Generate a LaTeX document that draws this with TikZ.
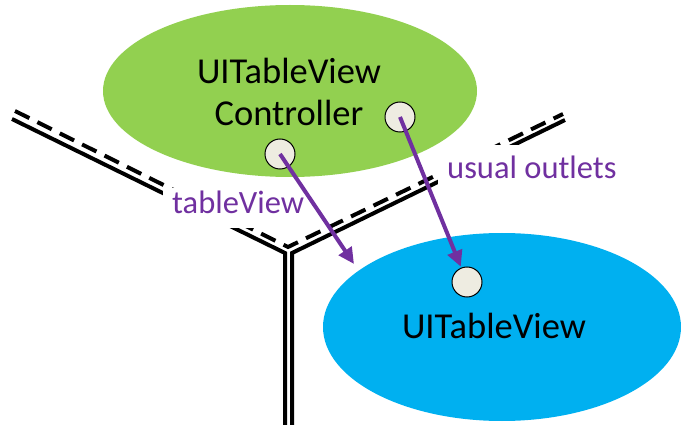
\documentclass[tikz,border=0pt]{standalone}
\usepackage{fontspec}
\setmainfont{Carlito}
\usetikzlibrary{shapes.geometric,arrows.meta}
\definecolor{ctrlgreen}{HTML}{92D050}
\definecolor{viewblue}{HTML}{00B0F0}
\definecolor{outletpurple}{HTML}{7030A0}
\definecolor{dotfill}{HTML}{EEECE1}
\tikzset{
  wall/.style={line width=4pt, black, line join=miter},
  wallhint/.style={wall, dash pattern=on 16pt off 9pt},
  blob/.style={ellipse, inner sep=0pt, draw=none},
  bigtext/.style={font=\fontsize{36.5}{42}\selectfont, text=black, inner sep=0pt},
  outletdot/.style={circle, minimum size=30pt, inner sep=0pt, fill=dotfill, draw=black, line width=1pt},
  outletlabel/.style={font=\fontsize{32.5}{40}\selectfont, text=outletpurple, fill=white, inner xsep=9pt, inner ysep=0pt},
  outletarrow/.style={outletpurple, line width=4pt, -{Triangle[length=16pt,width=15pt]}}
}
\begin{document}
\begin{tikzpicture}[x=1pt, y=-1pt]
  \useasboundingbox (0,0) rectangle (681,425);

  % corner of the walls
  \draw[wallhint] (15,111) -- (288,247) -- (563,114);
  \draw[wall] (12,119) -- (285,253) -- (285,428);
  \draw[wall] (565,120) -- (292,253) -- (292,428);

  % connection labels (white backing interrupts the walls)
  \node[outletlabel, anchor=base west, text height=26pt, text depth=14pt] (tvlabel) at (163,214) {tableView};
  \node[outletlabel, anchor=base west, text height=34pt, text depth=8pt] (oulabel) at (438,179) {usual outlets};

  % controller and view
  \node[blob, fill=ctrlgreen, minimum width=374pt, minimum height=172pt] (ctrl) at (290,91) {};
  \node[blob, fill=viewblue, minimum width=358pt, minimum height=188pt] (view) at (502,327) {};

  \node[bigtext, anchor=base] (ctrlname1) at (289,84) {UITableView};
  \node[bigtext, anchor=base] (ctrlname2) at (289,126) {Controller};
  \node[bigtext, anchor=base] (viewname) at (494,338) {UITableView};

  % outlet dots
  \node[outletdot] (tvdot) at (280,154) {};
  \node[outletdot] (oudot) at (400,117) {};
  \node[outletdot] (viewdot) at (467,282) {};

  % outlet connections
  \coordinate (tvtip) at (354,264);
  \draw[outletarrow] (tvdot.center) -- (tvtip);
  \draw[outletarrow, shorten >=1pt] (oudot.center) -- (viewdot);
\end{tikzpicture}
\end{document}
--------------------------------------------------
== Aim ==
Omit the pictures, then output the rest of the listing exactly.

== Full answer ==
Generate a LaTeX document that draws this with TikZ.
\documentclass[tikz,border=0pt]{standalone}
\usepackage{fontspec}
\setmainfont{Carlito}
\usetikzlibrary{shapes.geometric,arrows.meta}
\definecolor{ctrlgreen}{HTML}{92D050}
\definecolor{viewblue}{HTML}{00B0F0}
\definecolor{outletpurple}{HTML}{7030A0}
\definecolor{dotfill}{HTML}{EEECE1}
\tikzset{
  wall/.style={line width=4pt, black, line join=miter},
  wallhint/.style={wall, dash pattern=on 16pt off 9pt},
  blob/.style={ellipse, inner sep=0pt, draw=none},
  bigtext/.style={font=\fontsize{36.5}{42}\selectfont, text=black, inner sep=0pt},
  outletdot/.style={circle, minimum size=30pt, inner sep=0pt, fill=dotfill, draw=black, line width=1pt},
  outletlabel/.style={font=\fontsize{32.5}{40}\selectfont, text=outletpurple, fill=white, inner xsep=9pt, inner ysep=0pt},
  outletarrow/.style={outletpurple, line width=4pt, -{Triangle[length=16pt,width=15pt]}}
}
\begin{document}
\begin{tikzpicture}[x=1pt, y=-1pt]
  \useasboundingbox (0,0) rectangle (681,425);

  % corner of the walls
  \draw[wallhint] (15,111) -- (288,247) -- (563,114);
  \draw[wall] (12,119) -- (285,253) -- (285,428);
  \draw[wall] (565,120) -- (292,253) -- (292,428);

  % connection labels (white backing interrupts the walls)
  \node[outletlabel, anchor=base west, text height=26pt, text depth=14pt] (tvlabel) at (163,214) {tableView};
  \node[outletlabel, anchor=base west, text height=34pt, text depth=8pt] (oulabel) at (438,179) {usual outlets};

  % controller and view
  \node[blob, fill=ctrlgreen, minimum width=374pt, minimum height=172pt] (ctrl) at (290,91) {};
  \node[blob, fill=viewblue, minimum width=358pt, minimum height=188pt] (view) at (502,327) {};

  \node[bigtext, anchor=base] (ctrlname1) at (289,84) {UITableView};
  \node[bigtext, anchor=base] (ctrlname2) at (289,126) {Controller};
  \node[bigtext, anchor=base] (viewname) at (494,338) {UITableView};

  % outlet dots
  \node[outletdot] (tvdot) at (280,154) {};
  \node[outletdot] (oudot) at (400,117) {};
  \node[outletdot] (viewdot) at (467,282) {};

  % outlet connections
  \coordinate (tvtip) at (354,264);
  \draw[outletarrow] (tvdot.center) -- (tvtip);
  \draw[outletarrow, shorten >=1pt] (oudot.center) -- (viewdot);
\end{tikzpicture}
\end{document}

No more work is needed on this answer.